7. Counting Rows in a Group
When working with grouped data (for example, when performing a group-by operation), you may want to count the number of rows within each group. The dplyr
package provides an efficient and readable solution with the group_by()
and tally()
functions:
# Load the dplyr package
library(dplyr)
# Create a dataframe with groups
df <- data.frame(Name = c("Alice", "Bob", "Charlie", "Dave", "Eve"),
Age = c(25, 32, 22, 25, 30),
Occupation = c("Doctor", "Engineer", "Student", "Doctor", "Engineer"))
# Count the number of rows in each Occupation group
df_grouped <- df %>%
group_by(Occupation) %>%
tally()
print(df_grouped)
8. Counting Rows in Large Datasets
For large datasets, you can use the data.table
package in R, which provides memory-efficient and high-performance data manipulation functions.
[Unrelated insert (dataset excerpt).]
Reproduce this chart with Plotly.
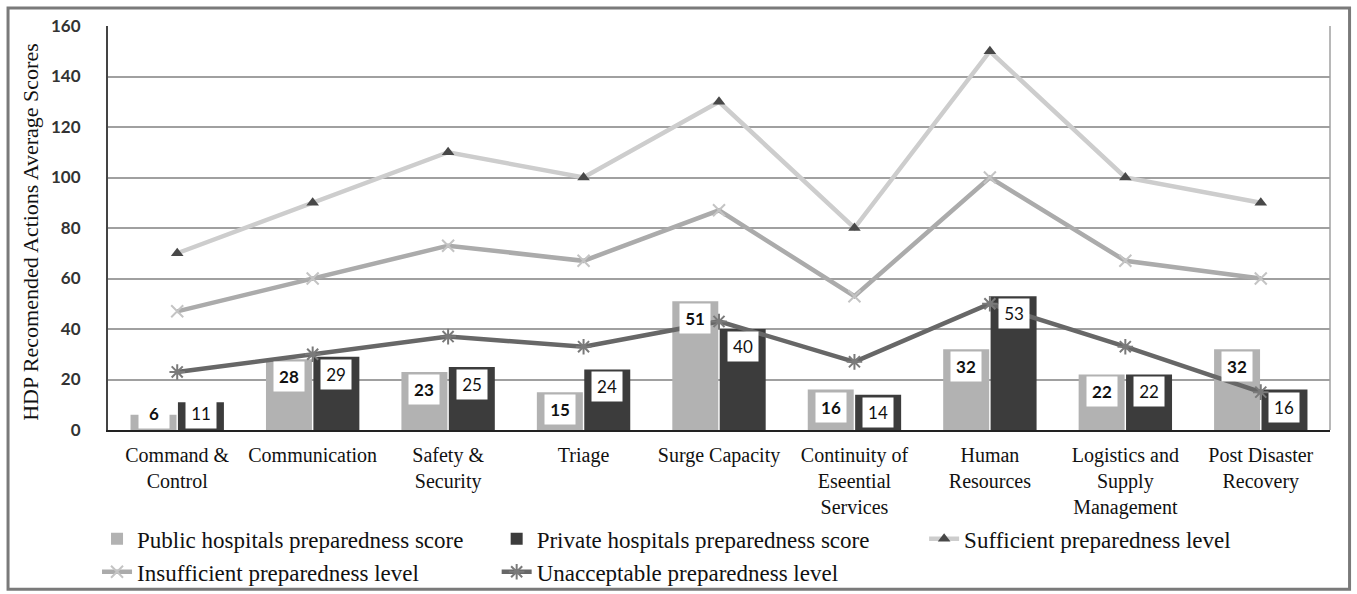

The .N
operator in data.table
provides a quick way to count the number of rows:
# Load the data.table package
library(data.table)
# Convert the dataframe to a data.table
dt <- as.data.table(df)
# Count the number of rows
rows <- dt[, .N]
print(paste("The dataframe has", rows, "rows."))
In this case, dt[, .N]
counts the number of rows in the data.table dt
.
9. Conclusion
In conclusion, R provides various methods to count the number of rows in a dataframe. The nrow()
, dim()
, and length()
functions provide quick and simple ways to get the number of rows. With additional functions like subset()
and complete.cases()
, you can count rows based on specific conditions or missing data.
Furthermore, packages like dplyr
and data.table
provide efficient solutions for counting rows in grouped data and large datasets, respectively.
Being able to count the number of rows is a fundamental skill in data analysis, as it aids in understanding the size and structure of your data.